More than 500 child soldiers were picked up after security forces defeated Tamil Tiger rebels in a bloody final battle a year ago. Most have since been reunited with their families, leaving 198 boys and girls when the facility in Colombo closed, the commissioner general of rehabilitation Brigadier Sudantha Ranasinghe said. “These children will now be released to their parents,” Ranasinghe told AFP.


A Sri Lankan court in February ordered the camp, the only one of its kind, to be shutdown. “During my time at the camp I made friends and learnt it is OK to trust (majority) Sinhala people,” said 17-year-old Lukshia, who spent three years with the female Tiger wing. “I am sad to go but happy I am going back to my family,” she said. Ranasinghe said 49 boys and three girls opted to remain and continue their schooling at the Hindu College at Ratmalana, a suburb of Colombo.

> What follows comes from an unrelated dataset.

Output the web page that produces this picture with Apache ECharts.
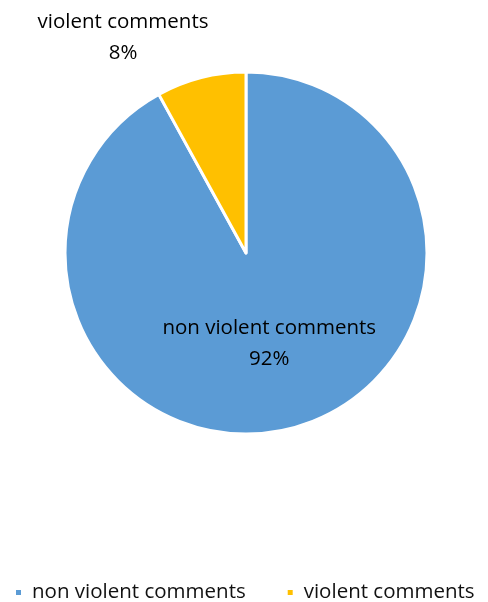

For 16-year-old Christie, the rehabilitation camp took him one step closer to his dreams of being a lawyer.”I want to finish school. Liberation Tigers of Tamil Eelam (LTTE) is finished now. People won’t come and take me to fight again,” said Christie, who was forcibly conscripted at the age of 14 by the Tigers, or LTTE.

Published in the Express Tribune, May 26th, 2010.